I ordered chamomile lavender and apple crumble. We were all served teapots that looked like tiny British houses, and my apple crumble was surrounded by custard. The crumble was so delicious that I didn’t mind how goopy the custard made it. My uncle had a traditional flavorless scone and my sister had the only vegan option on the menu, summer pudding (which can be described as "fruit and bread globs"). I think they accidentally served me straight chamomile tea instead of chamomile lavender, which was disappointing, since I’m into lavender. But as far as chamomile went, it was good (is plain chamomile ever really that good? Or just functional?). I also tried my sister’s blueberry tea. While Paru teas are not fruit-oriented, and at this point in my life I am trending toward the Paru palate, it was not an offensive drink.
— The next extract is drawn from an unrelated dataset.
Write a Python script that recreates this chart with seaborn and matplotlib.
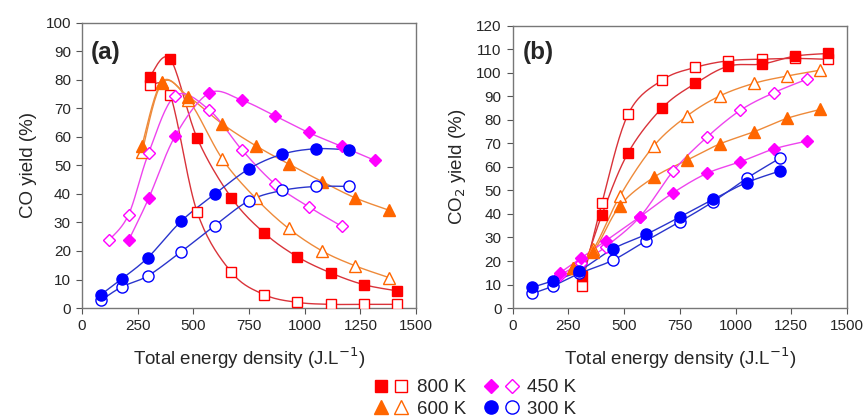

Also, they had the smallest restroom I had ever experienced. It was legitimately smaller than a bathroom on a plane (although not by that much). Overall, it was a very British experience. And that apple crumble was great!

 

Stop 2: Tea Drunk

I didn’t actually drink here because I didn’t have enough time to appreciate their careful tea ritual service. I also looked at the menu and pots cost anywhere from $15 to $400. And these pots were just small Chinese gai wans that would have only made two tiny cuplets of tea—each one a bit bigger than a shotglass. This isn’t necessarily a criticism, but it's definitely a marker of how fancy Tea Drunk is.

My Paru experience really helped me notice this shop’s attention to detail. I mean, they even served rare yellow tea. Their website states: “Every tea in our selection is harvested for only 10 to 15 days a year from renowned tea mountains that were hailed by emperors and artists alike.” They also don’t sell food nor allow outside food. Thanks to my recently acquired tea knowledge, I've deduced that they're purists that don’t want any taste contamination. Which I think is something to respect...although Paru does encourage pairings.

The tea room had clean aesthetics with white brick and wood. The woman at the front was really friendly even though I didn’t buy anything. I looked over and saw several extremely cool dudes with manbuns and khaki suits in the middle of a tea ritual, probably talking about cool New York things. My five-year plan is to be like those guys. Nothing more, nothing less.

 

Stop 3: Physical GraffiTea

This place was sort of the Goldilocks of my tea tasting. It wasn’t too fancy, and it wasn’t too British. It was just the modern tea room I was looking for. It had green walls, wooden tables, and walls lined with tins of loose leaf for sale. It felt sort of Californian, Encinitas, even. The name was also perfect, as it’s in the building that is literally on the cover of Physical Graffiti by Led Zeppelin. Like, wow. New York is seriously an icon hotspot (on a similar note, I also witnessed Van Gogh’s Starry Night, and my uncle kept begging me to go to the place where John Lennon was shot, but I declined).

The server was cool and he told me about the challenges of running a small tea room in Manhattan. It was refreshingly honest but also made me feel on edge for not spending $60 on loose leaf tea. I invited my friend Brian, who I went to college with for two years until he took off for New York to pursue the sax. He had a terrible cold and the server had a detailed knowledge of what tea ingredients would heal him. I drank a delicious herbal blend called On the Waterfront, which the website says contains “Mint, ginger, hibiscus, rosehips, calendula, rooibos, & almonds for a cleansing finish (contains nuts).” Overall, this was an experience I would “recommend to a friend,” as they say. But I’d also recommend the other ones. It all depends on your personal taste.